In this context the Digital POWRR Project study encouraged information professionals at medium-sized and smaller institutions to take basic, simple measures mitigating their materials’ risk of loss, no matter how limited their scope and effectiveness might seem. Measuring their progress by reference to the National Digital Stewardship Alliance’s Levels of Digital Preservation, smaller institutions might begin to improve their curation and preservation of digital collections through a series of small steps. The use of individual tools performing discrete functions can allow practitioners beginning curation and preservation activities where none have previously existed to perform initial triage on their digital collections and improve their practice over time, in part by expanding and customizing their technical infrastructure incrementally, building a set of applications best suited to local needs.
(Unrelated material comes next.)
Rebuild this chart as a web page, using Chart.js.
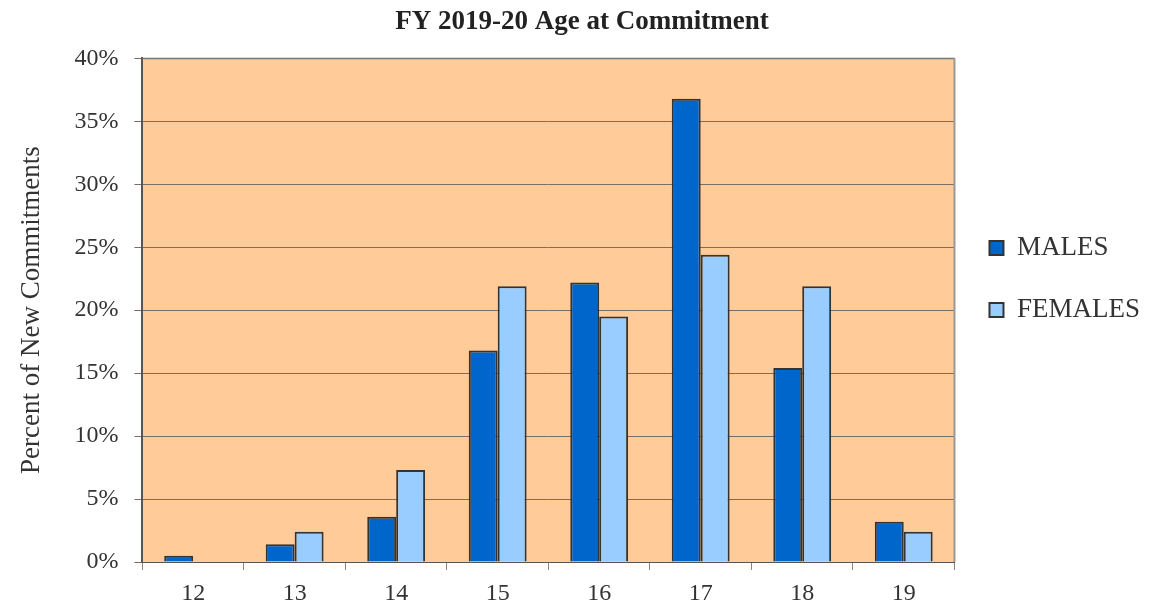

Tools performing an individual or limited number of specific functions contributing to enhanced levels of digital curation and preservation can prove especially useful in this context. Aware that many practitioners that might benefit from these tools have little or no awareness of their existence or functions, the Digital POWRR Project made information describing the several stages of a digital curation and preservation workflow, the discrete activities making up each, and tools performing these functions freely available online via the COPTR web site.